Given material >>
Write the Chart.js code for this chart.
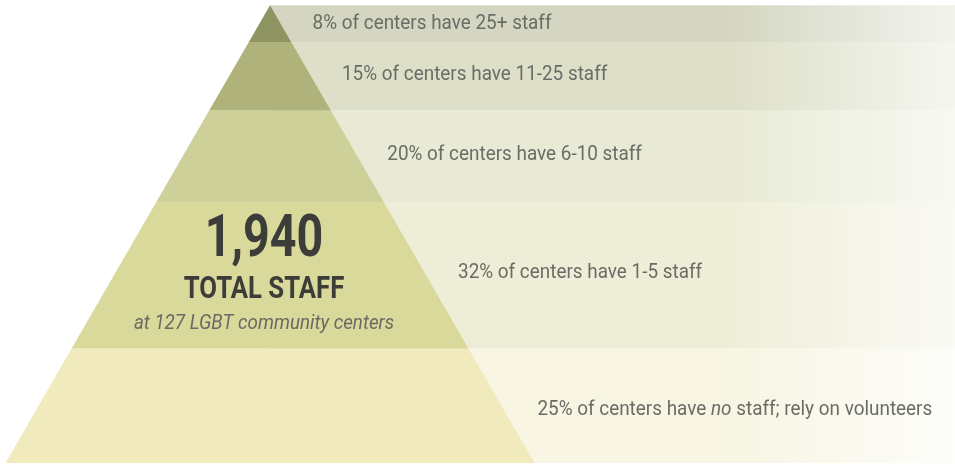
<!DOCTYPE html>
<html>
<head>
<meta charset="utf-8">
<script src="https://cdn.jsdelivr.net/npm/chart.js@4"></script>
<style>
  body { margin: 0; background: #fff; }
  canvas { display: block; }
</style>
</head>
<body>
<canvas id="mycanvas" width="955" height="465"></canvas>
<script>
// share of centers in each staff-size group, top of the pyramid first
var groups = ['25+ staff', '11-25 staff', '6-10 staff', '1-5 staff', 'no staff'];
var shares = [8, 15, 20, 32, 25];
var labelTexts = [
  '8% of centers have 25+ staff',
  '15% of centers have 11-25 staff',
  '20% of centers have 6-10 staff',
  '32% of centers have 1-5 staff',
  '25% of centers have *no* staff; rely on volunteers' // *...* = italic
];
var totalStaff = '1,940';
var totalTitle = 'TOTAL STAFF';
var totalNote = 'at 127 LGBT community centers';

var pyramidColors = ['#8f9562', '#afb37b', '#cdd098', '#d8d99b', '#f0eabc'];
var bandColors = ['#d4d6c1', '#dddfc8', '#e8ead5', '#eeeed8', '#f8f5e3'];
var bandFade = ['#f3f3ee', '#f5f6ef', '#f8f9f2', '#fafaf5', '#fdfdf9'];

var XMIN = -1.0208, XMAX = 2.5898; // x unit = half the pyramid base

// cumulative depth of each layer edge
var cum = [0];
shares.forEach(function(s){ cum.push(cum[cum.length - 1] + s); });

var datasets = [];
shares.forEach(function(s, i){
  var t = cum[i], b = cum[i + 1];
  datasets.push({
    label: groups[i],
    data: [{x: -t/100, y: t}, {x: t/100, y: t}, {x: b/100, y: b}, {x: -b/100, y: b}, {x: -t/100, y: t}],
    showLine: true, fill: 'shape', pointRadius: 0, borderWidth: 0,
    borderColor: 'rgba(0,0,0,0)', backgroundColor: pyramidColors[i], order: 1
  });
});
shares.forEach(function(s, i){
  var t = cum[i], b = cum[i + 1];
  datasets.push({
    label: groups[i] + ' band',
    data: [{x: 0, y: t}, {x: XMAX, y: t}, {x: XMAX, y: b}, {x: 0, y: b}, {x: 0, y: t}],
    showLine: true, fill: 'shape', pointRadius: 0, borderWidth: 0,
    borderColor: 'rgba(0,0,0,0)', order: 2,
    backgroundColor: function(c) {
      var area = c.chart.chartArea;
      if (!area) return bandColors[i];
      var g = c.chart.ctx.createLinearGradient(area.left + area.width * 0.76, 0, area.right, 0);
      g.addColorStop(0, bandColors[i]);
      g.addColorStop(1, bandFade[i]);
      return g;
    }
  });
});

function condensedText(ctx, text, x, y, font, color, sx, align) {
  ctx.save();
  ctx.font = font;
  ctx.fillStyle = color;
  ctx.textBaseline = 'middle';
  var w = ctx.measureText(text).width * sx;
  ctx.translate(align === 'center' ? x - w / 2 : x, y);
  ctx.scale(sx, 1);
  ctx.fillText(text, 0, 0);
  ctx.restore();
}

var labelGap = [32, 31, 30, 32, 36];
var labelShift = [0, -1, -2, -3, 4];

var textPlugin = {
  id: 'pyramidText',
  afterDatasetsDraw: function(chart) {
    var ctx = chart.ctx, xs = chart.scales.x, ys = chart.scales.y;
    var sx = 0.9;
    shares.forEach(function(s, i){
      var mid = cum[i] + s / 2;
      var y = ys.getPixelForValue(mid) + labelShift[i];
      var x = xs.getPixelForValue(mid / 100) + labelGap[i];
      // split into plain / italic parts
      labelTexts[i].split('*').forEach(function(part, k){
        if (!part) return;
        var font = (k % 2 ? 'italic ' : '') + '21px Roboto';
        ctx.save();
        ctx.font = font;
        var w = ctx.measureText(part).width * sx;
        ctx.restore();
        condensedText(ctx, part, x, y, font, '#6c6c66', sx, 'left');
        x += w;
      });
    });
    // total staff in the 1-5 staff layer
    var cx = xs.getPixelForValue(0) - 6;
    var cy = ys.getPixelForValue(cum[3] + shares[3] / 2);
    condensedText(ctx, totalStaff, cx, cy - 34, 'bold 59px Roboto', '#3c3c39', 0.79, 'center');
    condensedText(ctx, totalTitle, cx, cy + 15, 'bold 31px Roboto', '#3c3c39', 0.83, 'center');
    condensedText(ctx, totalNote, cx, cy + 48, 'italic 21px Roboto', '#6a6a64', 0.895, 'center');
  }
};

var ctx = document.getElementById('mycanvas');

var pyramid = new Chart(ctx, {
  type: 'scatter',
  data: { datasets: datasets },
  options: {
    responsive: false,
    animation: false,
    layout: { padding: 0 },
    plugins: {
      legend: { display: false },
      tooltip: { enabled: false }
    },
    scales: {
      x: { type: 'linear', min: XMIN, max: XMAX, display: false },
      y: { type: 'linear', min: -1.16, max: 100.44, reverse: true, display: false }
    }
  },
  plugins: [textPlugin]
});
</script>
</body>
</html>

Task objective >> Emit the lines of the material exactly, from its first line to the line containing "cum.push(cum[cum.length - 1]", inclusive; leave every picture out.

Reply >>
Write the Chart.js code for this chart.
<!DOCTYPE html>
<html>
<head>
<meta charset="utf-8">
<script src="https://cdn.jsdelivr.net/npm/chart.js@4"></script>
<style>
  body { margin: 0; background: #fff; }
  canvas { display: block; }
</style>
</head>
<body>
<canvas id="mycanvas" width="955" height="465"></canvas>
<script>
// share of centers in each staff-size group, top of the pyramid first
var groups = ['25+ staff', '11-25 staff', '6-10 staff', '1-5 staff', 'no staff'];
var shares = [8, 15, 20, 32, 25];
var labelTexts = [
  '8% of centers have 25+ staff',
  '15% of centers have 11-25 staff',
  '20% of centers have 6-10 staff',
  '32% of centers have 1-5 staff',
  '25% of centers have *no* staff; rely on volunteers' // *...* = italic
];
var totalStaff = '1,940';
var totalTitle = 'TOTAL STAFF';
var totalNote = 'at 127 LGBT community centers';

var pyramidColors = ['#8f9562', '#afb37b', '#cdd098', '#d8d99b', '#f0eabc'];
var bandColors = ['#d4d6c1', '#dddfc8', '#e8ead5', '#eeeed8', '#f8f5e3'];
var bandFade = ['#f3f3ee', '#f5f6ef', '#f8f9f2', '#fafaf5', '#fdfdf9'];

var XMIN = -1.0208, XMAX = 2.5898; // x unit = half the pyramid base

// cumulative depth of each layer edge
var cum = [0];
shares.forEach(function(s){ cum.push(cum[cum.length - 1] + s); });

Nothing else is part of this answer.